Tuesday, March 15, 2011

Butter Dish of Love

Favorite Thing About Blogging: Being my own boss. No one tells me what to say, when to say it, or how to shape my words. I can't ask for much more.
--Grace Bonney, creator of Design*Sponge, in an interview in Anthology magazine

I read this interview with Grace Bonney on the subway yesterday as I was going home, and I thought yeah! That is precisely what is so great about having a blog. No one can tell me that writing a blog post about a broken butter dish is dumb. Or that it's weird to take a photo of the butterdish in front of a cute Anthroplogie tea towel, with a bottle of Gorilla Glue beside it and Darth Vader mounted atop the dish. And so, as a celebration of the freedom that comes with having one's own blog, this is how I'm kicking things off.

There is, of course, a backstory.

Last weekend, I broke Robb's butter dish. For approximately the next 12 years, we will still have things that are "mine" and are "yours." We try to share, we really do, but until the very last pre-marital dish breaks, the modern brown ceramics are his, and the yellow plaid vintage set is mine. If you break your own dish, you have no one to blame but yourself. But when you break the other's dish, that's not so good. Alas, in a blurred moment of omelet making last Saturday, I managed to reach for a spatula, which knocked over a bottle of olive oil, which crashed down onto the butter dish and whacked it in half. I felt TERRIBLE.

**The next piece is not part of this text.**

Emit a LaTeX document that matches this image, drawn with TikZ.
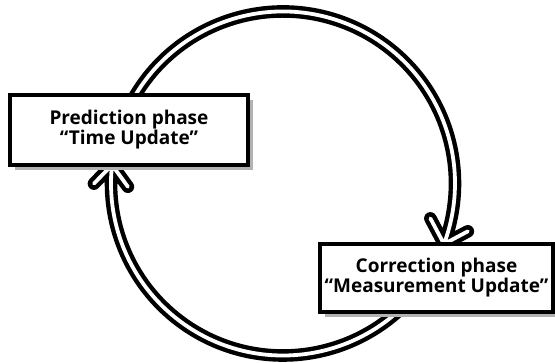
\documentclass[tikz,border=0pt]{standalone}
\usepackage{fontspec}
\setmainfont{Open Sans}
\usetikzlibrary{shadows,backgrounds,calc}

\tikzset{
  phase/.style={draw=black, line width=4pt, fill=white, align=center,
    font=\bfseries\fontsize{19}{18}\selectfont, inner sep=0pt,
    drop shadow={shadow xshift=5pt, shadow yshift=-5pt, fill=black!30, opacity=1}},
  cyclearrow/.style={draw=black, line width=4.4pt, double=white, double distance=3.8pt,
    line join=round, line cap=round}
}

\begin{document}
\begin{tikzpicture}[x=1pt, y=1pt]
  \useasboundingbox (0,0) rectangle (555,363);

  % the two phases
  \node[phase, minimum width=238pt, minimum height=70pt] (predict) at (129,233)
    {Prediction phase\\``Time Update''};
  \node[phase, minimum width=233pt, minimum height=68pt] (correct) at (436.5,85)
    {Correction phase\\``Measurement Update''};

  % the cycle between them, arcs behind the boxes
  \coordinate (ctr) at (283,179.5);
  \coordinate (topstart) at ($(ctr)+(160:172)$);
  \coordinate (toptip) at ($(ctr)+(-20.6:172)$);
  \coordinate (botstart) at ($(ctr)+(-35:172)$);
  \coordinate (bottip) at ($(ctr)+(173.8:172)$);
  \begin{scope}[on background layer]
    \draw[cyclearrow] (topstart) arc[start angle=160, end angle=-20.6, radius=172]
      (toptip) ++(118:29) -- (toptip) -- ++(28:27);
    \draw[cyclearrow] (botstart) arc[start angle=-35, end angle=-186.2, radius=172]
      (bottip) ++(306:27) -- (bottip) -- ++(226:26);
  \end{scope}
\end{tikzpicture}
\end{document}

To fix things, literally, I got out the gorilla glue later that day and managed to put the two pieces together. Robb walked into the kitchen as I was doing this and we started talking about how the butter dish wasn't all that great anyway--in fact, it really needed a handle. Anytime you picked up the lid to get at the butter, you'd inevitably get butter on the side of the dish or on your hand, and then the whole thing would become a big slick ceramic mess. Literally, butter fingers. (In fact, it's amazing that that is not how the butter dish broke!) Since we had the glue out anyway, Robb and I started digging around in our "long drawer" for possible toppers. (Now, we know that most people would call it a "junk drawer," but we love the weird stuff that's in our "long drawer"...fake mustaches, atomic fireballs, clothespins, Darth Vader...not junk!). It was between the clothespin and Darth Vader, but we weren't quite sure we wanted to commit Darth to a life of butter-dish toppery. I mean, once you glue him on, that's it! His versatility is GONE. We had several clothespins to spare, however. Plus it has a nice grip on the sides.

And now that the glue is dried, it's good and strong. See! We are not fooling around.

I feel that the story of the broken butter dish is one of true teamwork. Robb and I took lemons and made lemonade. Or rather, we took a kind of ugly butter dish and made it weird. But also functional. Anyway, it's a love story. Hence the tea towel backdrop.

And now for something really random, because it's my blog and I don't care! Here are some photos I took of trees. I feel like I should explain for the readers in California.

Dear Readers in California,
On the east coast, we have this thing called winter. During winter, all of the leaves fall off of the trees. (Ok, you know that, I'm being condescending now.) What you might not know is that, before the leaves grow back in the spring, these weird little nubbins grow on all of the branches. These nubbins will, in a few weeks, turn into buds, and the buds will turn into flowers, and then the air will smell wondrous and drunk with possibility and your skin will feel prettier and you won't feel so pissy, and then the leaves come in. So though it may feel cold like wintry death outside right now on the east coast, these nubbins are how the trees tell us that they are also sick of winter and that it will soon be spring. And when winter is over, that is the best feeling in the world. 


  1. we have those nubbins too (on some trees), but not the nice skin feeling or all that other junk you talk about.

  2. Oh Wendy, I'm so glad to hear you have nubbins, too! I can't for the life of me remember them from when I was growing up in SoCal. All of my memories are like one long drive to Malibu in my Cabriolet. Think I romanticize much?

  3. Liana, you do romanticize, but I can back you up on the lack of nubbins here. (Also, is it just me or is "nubbins" kind of a gross word?)

    Butter fingers. lol

  4. Dear Erin: Yeah, the word nubbins is pretty gross. Suggestions for a new word?